In patients with cured or controlled acromegaly prevalence of colonic diverticula is double that seen in controls (37% versus 19%), according to a Dutch research group. This novel finding “adds diverticular disease to the currently recognized, irreversible effects of acromegaly,” write the researchers.

Even after acromegaly is cured or biochemically controlled, patients experience “persistent comorbidities, such as arthropathy and cardiac valvular disease,” explains researcher Nienke Biermasz (Leiden University Medical Center, the Netherlands). These adverse effects are attributed to changes in the composition of the extracellular matrix in the heart and joints, which led the researchers to hypothesize that similar changes might also affect other areas, such as the colonic wall.

Accordingly, the researchers conducted a case–control study to compare the colonoscopy findings in 321 patients: 107 patients with cured or controlled acromegaly and 214 controls matched for age and sex. All participants were undergoing routine colonoscopy to screen for colonic polyps. Such polyps frequently occur in patients with acromegaly, whereas the controls had other indications for polyp screening (such as rectal blood loss or aspecific abdominal complaints).

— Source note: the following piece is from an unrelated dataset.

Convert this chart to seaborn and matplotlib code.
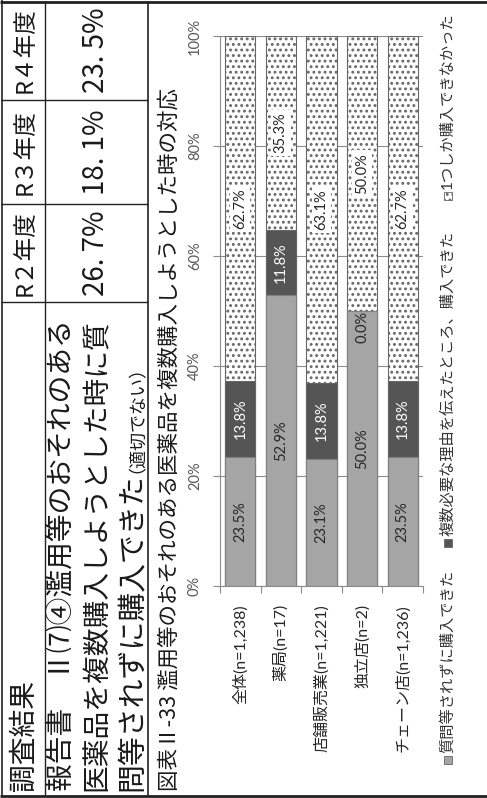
import numpy as np
import pandas as pd
import matplotlib
matplotlib.use("Agg")
import matplotlib.pyplot as plt
from matplotlib.patches import Rectangle
from matplotlib.lines import Line2D
import seaborn as sns

# ---- data ----
categories = ["全体(n=1,238)", "薬局(n=17)", "店舗販売業(n=1,221)", "独立店(n=2)", "チェーン店(n=1,236)"]
series_names = ["質問等されずに購入できた", "複数必要な理由を伝えたところ、購入できた", "1つしか購入できなかった"]
no_question = [23.5, 52.9, 23.1, 50.0, 23.5]
explained = [13.8, 11.8, 13.8, 0.0, 13.8]
only_one = [62.7, 35.3, 63.1, 50.0, 62.7]
value_ticks = [0, 20, 40, 60, 80, 100]

table_corner = "調査結果"
table_years = ["R２年度", "R３年度", "R４年度"]
table_item_lines = ["報告書　Ⅱ⑺④濫用等のおそれのある", "医薬品を複数購入しようとした時に質", "問等されずに購入できた"]
table_item_note = "（適切でない）"
table_values = ["26. 7%", "18. 1%", "23. 5%"]
chart_title = "図表Ⅱ-33 濫用等のおそれのある医薬品を複数購入しようとした時の対応"

# ---- style ----
sns.set_style("white")
CJK = ["Noto Sans CJK JP", "DejaVu Sans"]
LATIN_CJK = ["Lato", "Noto Sans CJK JP", "DejaVu Sans"]
plt.rcParams["font.family"] = CJK
plt.rcParams["hatch.linewidth"] = 1.3

LIGHT = "#a5a5a5"
DARK = "#555555"
EDGE = "#666666"
GRID = "#8c8c8c"
INK = "#1a1a1a"
LINE = "#222222"
LABEL_DARK = "#262626"

W, H = 487, 798
fig = plt.figure(figsize=(W / 100, H / 100), dpi=100)
fig.patch.set_facecolor("white")


def fx(px):
    return px / W


def fy(py):
    return 1 - py / H


def seg(x0, y0, x1, y1, lw=1.0, color=LINE):
    fig.add_artist(Line2D([fx(x0), fx(x1)], [fy(y0), fy(y1)], color=color,
                          lw=lw, transform=fig.transFigure, solid_capstyle="butt"))


# ---- table (rotated layout) ----
seg(0, 1.5, W, 1.5, lw=2.0)
seg(0, 795.5, W, 795.5, lw=2.0)
seg(1.5, 0, 1.5, 797, lw=1.2)
seg(45, 1, 45, 796, lw=1.0)
seg(148, 1, 148, 796, lw=1.2)
for yb in (100, 204, 302):
    seg(1, yb, 148, yb, lw=1.0)

cell_centers = [253, 152, 50.5]
fig.text(fx(24), fy(791), table_corner, rotation=90, ha="center", va="bottom",
         fontsize=20, color=INK)
for yc, yr, val in zip(cell_centers, table_years, table_values):
    fig.text(fx(25), fy(yc), yr, rotation=90, ha="center", va="center",
             fontsize=17, color=INK)
    fig.text(fx(96), fy(yc), val, rotation=90, ha="center", va="center",
             fontsize=20, color=INK)

line_x = [63, 97, 132]
line_size = [20, 20, 20.8]
last = None
for xc, txt, fs in zip(line_x, table_item_lines, line_size):
    last = fig.text(fx(xc), fy(791), txt, rotation=90, ha="center", va="bottom",
                    fontsize=fs, color=INK)
fig.canvas.draw()
bb = last.get_window_extent(fig.canvas.get_renderer())
fig.text(fx(128), bb.y1 / fig.bbox.height, table_item_note, rotation=90,
         ha="center", va="bottom", fontsize=13, color=INK)

# ---- chart title ----
fig.text(fx(170), fy(791), chart_title, rotation=90, ha="center", va="bottom",
         fontsize=15.5, color=INK)

# ---- stacked bars (drawn as overlaid cumulative totals) ----
df = pd.DataFrame({"category": categories, "no_question": no_question,
                   "explained": explained, "only_one": only_one})
df["cum1"] = df["no_question"]
df["cum2"] = df["cum1"] + df["explained"]
df["cum3"] = df["cum2"] + df["only_one"]

ax = fig.add_axes([fx(220), fy(586), fx(423) - fx(220), fy(36) - fy(586)])
ax.set_axisbelow(True)
bar_w = 0.74
sns.barplot(data=df, x="category", y="cum3", order=categories, color="white",
            saturation=1, width=bar_w, edgecolor=EDGE, linewidth=0.8,
            hatch="...", errorbar=None, ax=ax)
sns.barplot(data=df, x="category", y="cum2", order=categories, color=DARK,
            saturation=1, width=bar_w, edgecolor=EDGE, linewidth=0.8,
            errorbar=None, ax=ax)
sns.barplot(data=df, x="category", y="cum1", order=categories, color=LIGHT,
            saturation=1, width=bar_w, edgecolor="#808080", linewidth=0.8,
            errorbar=None, ax=ax)

# value labels inside segments
for i in range(len(categories)):
    parts = [(0.0, no_question[i], LABEL_DARK, None),
             (no_question[i], explained[i], "white", None),
             (no_question[i] + explained[i], only_one[i], LABEL_DARK,
              dict(boxstyle="square,pad=0.2", fc="white", ec="none"))]
    for start, v, col, box in parts:
        if v == 0:
            # empty segment: label sits just below it, on the lighter bar
            y, va, col = start, "top", LABEL_DARK
        else:
            y, va = start + v / 2, "center"
        ax.text(i, y, f"{v:.1f}%", rotation=90, ha="center", va=va,
                fontsize=10.5, color=col, family=LATIN_CJK, bbox=box, zorder=5)

ax.set_xlim(-0.5, len(categories) - 0.5)
ax.set_ylim(0, 100)
ax.set_xlabel("")
ax.set_ylabel("")
ax.set_yticks(value_ticks)
ax.set_yticklabels([f"{t}%" for t in value_ticks], family=LATIN_CJK)
ax.set_xticks(range(len(categories)))
ax.set_xticklabels(categories, family=LATIN_CJK)
ax.set_xticks(np.arange(-0.5, len(categories), 1.0), minor=True)

ax.tick_params(axis="y", length=5, width=0.8, color=GRID, pad=8, labelsize=10.5,
               labelcolor="#595959", labelrotation=90, left=True)
ax.tick_params(axis="x", which="major", length=0, pad=13, labelsize=11.5,
               labelcolor=LABEL_DARK, labelrotation=90)
ax.tick_params(axis="x", which="minor", length=5, width=0.8, color=GRID,
               bottom=True, direction="out")
for lbl in ax.get_yticklabels():
    lbl.set_verticalalignment("center")
    lbl.set_horizontalalignment("right")
for lbl in ax.get_xticklabels():
    lbl.set_verticalalignment("top")
    lbl.set_horizontalalignment("center")

ax.yaxis.grid(True, color=GRID, lw=0.8)
ax.xaxis.grid(False)
for side in ("top", "right"):
    ax.spines[side].set_visible(False)
for side in ("left", "bottom"):
    ax.spines[side].set_color(GRID)
    ax.spines[side].set_linewidth(0.8)

# ---- legend (rotated, placed manually beside the plot) ----
legend_start = [764, 547, 200]
legend_faces = [LIGHT, DARK, "white"]
legend_hatch = [None, None, "..."]
for name, ys, fc, h in zip(series_names, legend_start, legend_faces, legend_hatch):
    fig.add_artist(Rectangle((fx(444), fy(ys)), 8 / W, 8 / H, transform=fig.transFigure,
                             facecolor=fc, edgecolor=EDGE, lw=0.6, hatch=h))
    fig.text(fx(448), fy(ys - 11), name, rotation=90, ha="center", va="bottom",
             fontsize=11, color="#333333", family=LATIN_CJK)

fig.savefig("out.png", dpi=100)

The duration and severity of active disease was also associated with the prevalence of colonic diverticula: patients with colonic diverticula had longer disease duration than those without colonic diverticula. The researchers attributed this finding to the duration of a patient's exposure to raised levels of growth hormone and insulin-like growth factor 1, which might be related to an increased propensity to develop diverticula. The researchers are planning several studies to assess “the long-term effects of transient elevations in growth hormone levels on bone, cartilage and collagen”.